Pelczar, E. (2013, March 29). 10 Reasons Why Being Single Is Better Than A Relationship. Elite Daily. Retrieved from http://elitedaily.com/dating/sex/10-reasons-single-relationship/

Tuesday, August 1, 2017

What Does the Future Hold?



I see couples out together. Some are talking. Some are arguing. Some are holding hands and smiling at one another. When I see these couples I feel a sense of loss… a sense that I’m missing something in my life. As I begin to think about that in greater detail I become increasingly confused because I can’t put my finger on exactly what it is that I miss. So in my mind I begin to list what I don’t miss.

I don’t miss sleeping with someone. I really like my bed with its frilly comforter and pillows. I like sleeping in the middle, having all of the covers to myself, and not getting woken up in the night by amorous intentions, snoring, or being kicked in the night.

I don’t miss taking care of a man. I don’t miss the extra laundry, the socks left in the living room, the muddy boots on the floor, the messes in the kitchen left after midnight snacking, or crumbs in my bed.

I really like having some control over what television shows I watch and knowing that I can go to bed whenever I want without worrying over when he’s coming to bed, or if he’s falling asleep on the sofa. I don’t have to get anyone else up for work or share my closet. I can talk to other men without getting the third degree.
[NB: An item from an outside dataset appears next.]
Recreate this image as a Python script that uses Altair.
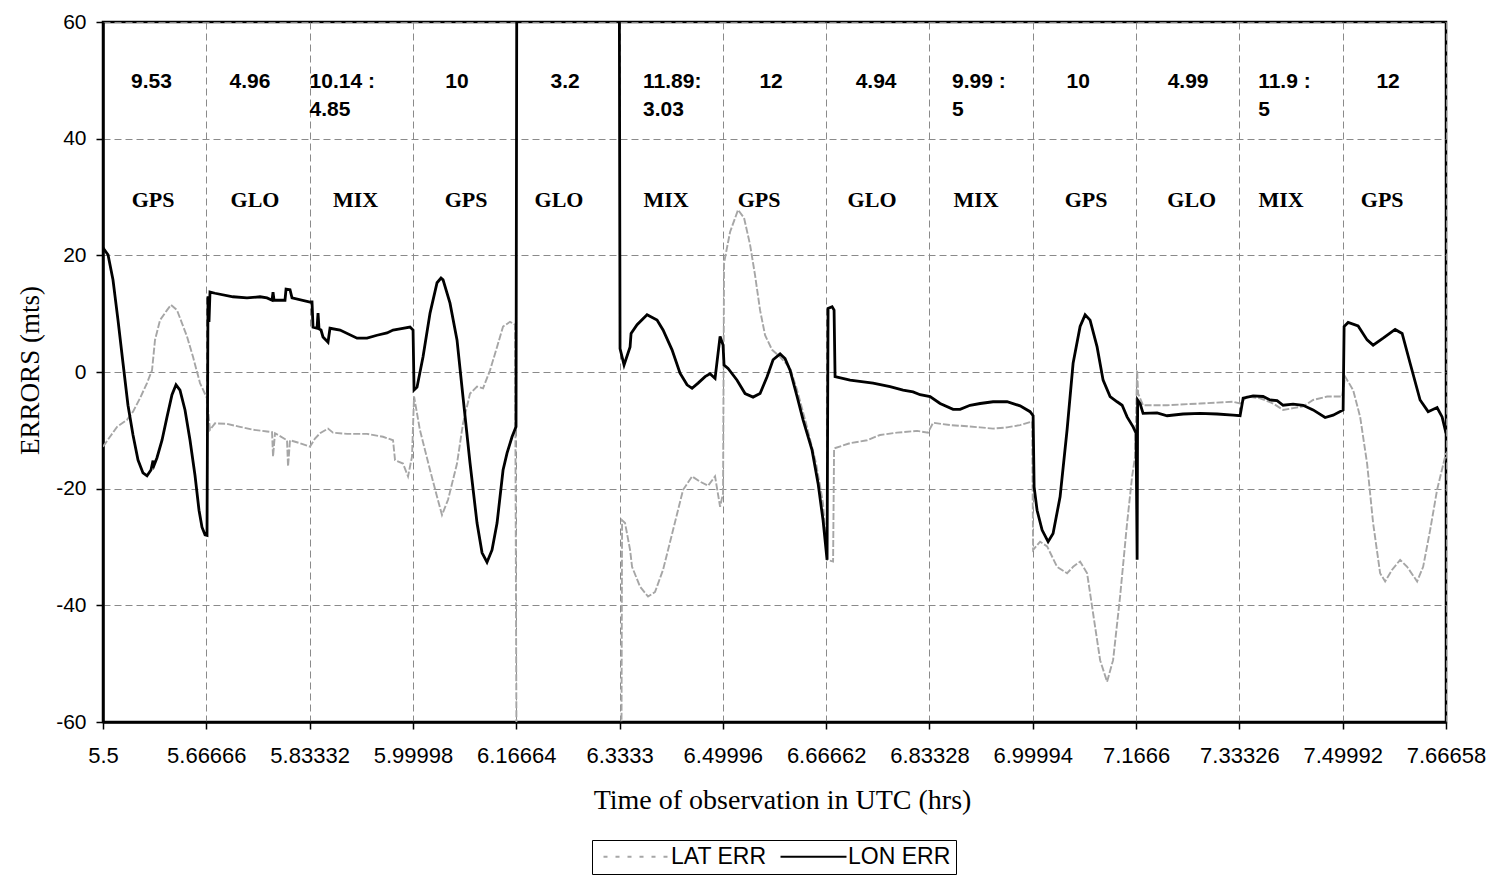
import altair as alt
import pandas as pd

SANS = "Liberation Sans"
SERIF = "Liberation Serif"

# ---------------- axis ticks ----------------
x_ticks = [5.5, 5.66666, 5.83332, 5.99998, 6.16664, 6.3333, 6.49996, 6.66662,
           6.83328, 6.99994, 7.1666, 7.33326, 7.49992, 7.66658]
y_ticks = [-60, -40, -20, 0, 20, 40, 60]

# ---------------- LON ERR (black) ----------------
lon_time = [5.5000, 5.5081, 5.5161, 5.5242, 5.5323, 5.5403, 5.5484, 5.5565, 5.5645, 5.5710,
            5.5774, 5.5807, 5.5823, 5.5871, 5.5952, 5.6033, 5.6113, 5.6178, 5.6242, 5.6323,
            5.6404, 5.6484, 5.6549, 5.6597, 5.6646, 5.6678, 5.6694, 5.6710, 5.6726, 5.6807,
            5.7097, 5.7323, 5.7533, 5.7646, 5.7727, 5.7743, 5.7759, 5.7936, 5.7953, 5.8017,
            5.8049, 5.8340, 5.8372, 5.8388, 5.8453, 5.8469, 5.8485, 5.8517, 5.8549, 5.8630,
            5.8662, 5.8824, 5.9098, 5.9259, 5.9421, 5.9582, 5.9679, 5.9792, 5.9953, 6.0002,
            6.0018, 6.0066, 6.0163, 6.0276, 6.0389, 6.0453, 6.0486, 6.0598, 6.0711, 6.0808,
            6.0921, 6.1034, 6.1115, 6.1195, 6.1276, 6.1357, 6.1454, 6.1518, 6.1599, 6.1663,
            6.1679, 6.3325, 6.3341, 6.3406, 6.3503, 6.3519, 6.3616, 6.3777, 6.3938, 6.4035,
            6.4180, 6.4309, 6.4422, 6.4503, 6.4600, 6.4713, 6.4793, 6.4874, 6.4955, 6.5003,
            6.5019, 6.5084, 6.5229, 6.5358, 6.5487, 6.5600, 6.5713, 6.5810, 6.5923, 6.6003,
            6.6084, 6.6197, 6.6294, 6.6439, 6.6536, 6.6616, 6.6681, 6.6697, 6.6762, 6.6794,
            6.6810, 6.7052, 6.7423, 6.7697, 6.7907, 6.8068, 6.8182, 6.8343, 6.8504, 6.8714,
            6.8827, 6.8988, 6.9150, 6.9359, 6.9585, 6.9795, 6.9956, 7.0005, 7.0021, 7.0069,
            7.0150, 7.0247, 7.0327, 7.0440, 7.0553, 7.0650, 7.0763, 7.0844, 7.0924, 7.1037,
            7.1134, 7.1247, 7.1360, 7.1441, 7.1521, 7.1618, 7.1666, 7.1683, 7.1691, 7.1731,
            7.1779, 7.2005, 7.2167, 7.2425, 7.2699, 7.2973, 7.3231, 7.3344, 7.3393, 7.3554,
            7.3715, 7.3828, 7.3941, 7.4038, 7.4199, 7.4361, 7.4522, 7.4716, 7.4845, 7.5006,
            7.5022, 7.5087, 7.5248, 7.5393, 7.5490, 7.5652, 7.5845, 7.5958, 7.6087, 7.6248,
            7.6378, 7.6522, 7.6603, 7.6666]
lon_err = [21.3, 20.1, 15.8, 8.9, 1.5, -5.7, -10.8, -15.1, -17.3, -17.8,
           -16.8, -15.2, -16.0, -14.7, -11.7, -7.7, -3.9, -2.2, -3.1, -6.5,
           -11.7, -17.7, -23.7, -26.6, -27.9, -28.0, 13.0, 8.6, 13.7, 13.5,
           12.9, 12.7, 12.9, 12.7, 12.3, 13.7, 12.3, 12.3, 14.2, 14.1,
           12.7, 12.0, 12.0, 7.7, 7.5, 10.1, 7.4, 7.2, 6.0, 5.1,
           7.5, 7.2, 5.8, 5.8, 6.3, 6.7, 7.2, 7.4, 7.7, 7.2,
           -3.1, -2.6, 2.6, 10.1, 15.3, 16.1, 15.8, 11.8, 5.5, -4.3,
           -15.6, -25.9, -31.0, -32.6, -30.5, -25.9, -16.8, -13.9, -11.1, -9.4,
           90, 90, 4.0, 1.2, 4.3, 6.6, 8.1, 9.8, 8.9, 7.2,
           3.8, -0.2, -2.2, -2.8, -1.9, -0.8, -0.3, -1.1, 6.1, 4.6,
           1.2, 0.6, -1.4, -3.7, -4.3, -3.7, -0.8, 2.1, 3.1, 2.3,
           0.3, -4.2, -8.2, -13.4, -19.1, -25.4, -32.2, 10.9, 11.2, 10.6,
           -0.8, -1.4, -1.9, -2.5, -3.1, -3.4, -3.9, -4.2, -5.4, -6.4,
           -6.4, -5.7, -5.4, -5.1, -5.1, -5.8, -6.8, -7.5, -19.7, -23.7,
           -27.1, -29.1, -27.7, -21.4, -9.9, 1.5, 7.8, 9.8, 8.9, 4.3,
           -1.4, -4.2, -5.1, -5.7, -7.7, -9.4, -10.5, -32.2, -4.8, -5.4,
           -7.1, -7.0, -7.5, -7.2, -7.1, -7.2, -7.4, -7.5, -4.5, -4.1,
           -4.2, -4.8, -4.9, -5.7, -5.5, -5.7, -6.5, -7.8, -7.4, -6.5,
           7.8, 8.5, 7.9, 5.5, 4.6, 5.8, 7.3, 6.6, 1.5, -4.8,
           -6.8, -6.1, -7.7, -10.5]

# ---------------- LAT ERR (grey) ----------------
lat_time = [5.5000, 5.5113, 5.5226, 5.5387, 5.5484, 5.5597, 5.5710, 5.5791, 5.5839, 5.5920,
            5.6033, 5.6097, 5.6194, 5.6355, 5.6452, 5.6565, 5.6678, 5.6726, 5.6807, 5.7001,
            5.7210, 5.7420, 5.7646, 5.7727, 5.7743, 5.7775, 5.7969, 5.7985, 5.8017, 5.8178,
            5.8340, 5.8420, 5.8501, 5.8630, 5.8711, 5.8937, 5.9259, 5.9518, 5.9679, 5.9711,
            5.9840, 5.9921, 5.9985, 6.0018, 6.0112, 6.0276, 6.0389, 6.0469, 6.0566, 6.0711,
            6.0808, 6.0921, 6.1034, 6.1131, 6.1244, 6.1357, 6.1454, 6.1566, 6.1647, 6.1679,
            6.3357, 6.3374, 6.3422, 6.3503, 6.3535, 6.3664, 6.3793, 6.3906, 6.4035, 6.4196,
            6.4358, 6.4503, 6.4632, 6.4761, 6.4874, 6.4955, 6.5003, 6.5019, 6.5116, 6.5245,
            6.5342, 6.5439, 6.5519, 6.5600, 6.5681, 6.5794, 6.5923, 6.6084, 6.6197, 6.6342,
            6.6504, 6.6616, 6.6681, 6.6778, 6.6794, 6.7052, 6.7326, 6.7536, 6.7810, 6.8133,
            6.8310, 6.8391, 6.8665, 6.8940, 6.9150, 6.9359, 6.9585, 6.9795, 6.9988, 7.0005,
            7.0118, 7.0231, 7.0392, 7.0553, 7.0650, 7.0763, 7.0876, 7.0973, 7.1086, 7.1198,
            7.1295, 7.1408, 7.1521, 7.1602, 7.1650, 7.1683, 7.1699, 7.1779, 7.2167, 7.2699,
            7.3231, 7.3344, 7.3457, 7.3667, 7.3877, 7.4038, 7.4199, 7.4361, 7.4522, 7.4748,
            7.4990, 7.5039, 7.5168, 7.5281, 7.5393, 7.5490, 7.5603, 7.5684, 7.5797, 7.5926,
            7.6039, 7.6200, 7.6297, 7.6410, 7.6522, 7.6666]
lat_err = [-12.8, -11.1, -9.4, -8.2, -6.8, -4.5, -1.9, 0.3, 5.5, 8.9,
           10.6, 11.5, 10.6, 6.1, 2.6, -1.9, -4.5, -9.9, -8.8, -8.9,
           -9.4, -9.9, -10.2, -10.3, -14.5, -10.5, -11.7, -16.2, -11.7, -12.2,
           -12.8, -11.4, -10.5, -9.7, -10.4, -10.6, -10.6, -11.1, -11.7, -15.1,
           -15.7, -17.9, -14.5, -4.2, -9.9, -16.8, -21.4, -24.5, -21.9, -15.7,
           -8.8, -3.7, -2.5, -2.8, 0.3, 4.3, 7.8, 8.6, 8.1, -90,
           -90, -25.4, -25.9, -30.5, -33.4, -36.8, -38.5, -37.7, -33.9, -27.1,
           -20.2, -17.9, -18.8, -19.5, -17.9, -23.1, -20.8, 18.7, 24.0, 27.8,
           26.4, 21.8, 16.6, 10.6, 6.3, 3.8, 2.6, 0.7, -3.1, -8.8,
           -15.7, -22.5, -32.2, -32.5, -13.1, -12.2, -11.7, -10.8, -10.4, -10.1,
           -10.4, -8.7, -9.1, -9.3, -9.5, -9.7, -9.5, -9.1, -8.5, -30.5,
           -29.1, -29.9, -33.4, -34.5, -33.4, -32.5, -34.5, -41.4, -49.4, -53.1,
           -49.4, -38.5, -25.9, -17.9, -14.5, 0.3, -3.7, -5.7, -5.7, -5.4,
           -5.1, -5.4, -4.2, -4.5, -5.4, -6.5, -6.2, -5.9, -4.8, -4.2,
           -4.2, -0.8, -3.1, -7.7, -15.7, -25.9, -34.5, -35.9, -33.9, -32.2,
           -33.4, -35.9, -33.4, -27.1, -20.2, -13.9]

assert len(lon_time) == len(lon_err)
assert len(lat_time) == len(lat_err)

# ---------------- annotations ----------------
acc_center_time = [5.5782, 5.7372, 6.0711, 6.2454, 6.5778, 6.7472, 7.0731, 7.2505, 7.5732]
acc_center_text = ["9.53", "4.96", "10", "3.2", "12", "4.94", "10", "4.99", "12"]
acc_left_time = [5.8332, 6.3712, 6.8698, 7.3635]
acc_left_text = ["10.14 :\n4.85", "11.89:\n3.03", "9.99 :\n5", "11.9 :\n5"]
sys_time = [5.5807, 5.7452, 5.9074, 6.0857, 6.2357, 6.4083, 6.5584, 6.7407,
            6.9085, 7.0860, 7.2564, 7.4006, 7.5636]
sys_text = ["GPS", "GLO", "MIX", "GPS", "GLO", "MIX", "GPS", "GLO",
            "MIX", "GPS", "GLO", "MIX", "GPS"]
ACC_ROW = 48.7
SYS_ROW = 28.3

series_names = ["LAT ERR", "LON ERR"]

lat_df = pd.DataFrame({"t": lat_time, "v": lat_err, "series": series_names[0]})
lon_df = pd.DataFrame({"t": lon_time, "v": lon_err, "series": series_names[1]})
accc_df = pd.DataFrame({"t": acc_center_time, "v": [ACC_ROW] * len(acc_center_time), "label": acc_center_text})
accl_df = pd.DataFrame({"t": acc_left_time, "v": [ACC_ROW] * len(acc_left_time), "label": acc_left_text})
sys_df = pd.DataFrame({"t": sys_time, "v": [SYS_ROW] * len(sys_time), "label": sys_text})

grid_common = dict(grid=True, gridDash=[7, 4], gridColor="#8a8a8a", gridWidth=1,
                   domainColor="black", domainWidth=2.5, tickColor="black",
                   tickSize=7, tickWidth=1.5, labelColor="black", labelFont=SANS,
                   labelOverlap=False, labelFlush=False, titleFont=SERIF,
                   titleFontWeight="normal", titleColor="black",
                   titleBaseline="alphabetic", titleAlign="center")

x_enc = alt.X("t:Q",
              scale=alt.Scale(domain=[5.5, 7.66658], nice=False, zero=False),
              axis=alt.Axis(values=x_ticks, labelExpr="datum.value + ''", labelFontSize=22,
                            labelPadding=16,
                            title="Time of observation in UTC (hrs)", titleFontSize=28,
                            titleX=679, titleY=86, **grid_common))
y_enc = alt.Y("v:Q",
              scale=alt.Scale(domain=[-60, 60], nice=False, zero=False),
              axis=alt.Axis(values=y_ticks, labelExpr="datum.value + ''", labelFontSize=21,
                            labelPadding=10,
                            title="ERRORS (mts)", titleFontSize=27,
                            titleX=-65, titleY=348, titleAngle=270, **grid_common))

legend = alt.Legend(
    title=None, orient="none", legendX=489, legendY=818,
    direction="horizontal", symbolType="M-1,0H12.2", symbolSize=100,
    symbolStrokeWidth=2, labelFont=SANS, labelFontSize=23,
    labelColor="black", labelOffset=51, columnPadding=7, padding=5,
    strokeColor="black", fillColor="white", labelLimit=400,
    symbolDash={"expr": "datum.value === 'LAT ERR' ? [4, 8] : [1, 0]"},
)
color = alt.Color("series:N", scale=alt.Scale(domain=series_names, range=["#a6a6a6", "#000000"]),
                  legend=legend)

lat_line = alt.Chart(lat_df).mark_line(strokeWidth=1.9, strokeDash=[7, 2], clip=True).encode(
    x=x_enc, y=y_enc, color=color)
lon_line = alt.Chart(lon_df).mark_line(strokeWidth=2.8, clip=True).encode(
    x=x_enc, y=y_enc, color=color)

acc_c = alt.Chart(accc_df).mark_text(font=SANS, fontSize=21, fontWeight="bold", align="center",
                                     baseline="alphabetic", color="black").encode(
    x=x_enc, y=y_enc, text="label:N")
acc_l = alt.Chart(accl_df).mark_text(font=SANS, fontSize=21, fontWeight="bold", align="left",
                                     baseline="alphabetic", color="black", lineBreak="\n",
                                     lineHeight=28).encode(
    x=x_enc, y=y_enc, text="label:N")
sys_t = alt.Chart(sys_df).mark_text(font=SERIF, fontSize=22, fontWeight="bold", align="center",
                                    baseline="alphabetic", color="black").encode(
    x=x_enc, y=y_enc, text="label:N")

chart = alt.layer(lat_line, lon_line, acc_c, acc_l, sys_t).properties(
    width=1343, height=700,
    autosize=alt.AutoSizeParams(type="none"),
    padding={"left": 103, "top": 22, "right": 55, "bottom": 153},
    background="white",
).configure_view(stroke="black", strokeWidth=2.5)

chart.save("out.html", embed_options={"renderer": "svg", "actions": False})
But I do miss things. I miss someone checking up on me during the day. I miss having someone around who knows me so well that they can finish my sentences. I miss having another person who I can lean on sometimes… someone who is able to carry some of the weight I bear daily. There was a time that I had these things, but they were fleeting. So I don’t know.

I see couples out together, and the feelings I get confuse me. Who knows what the future holds for me.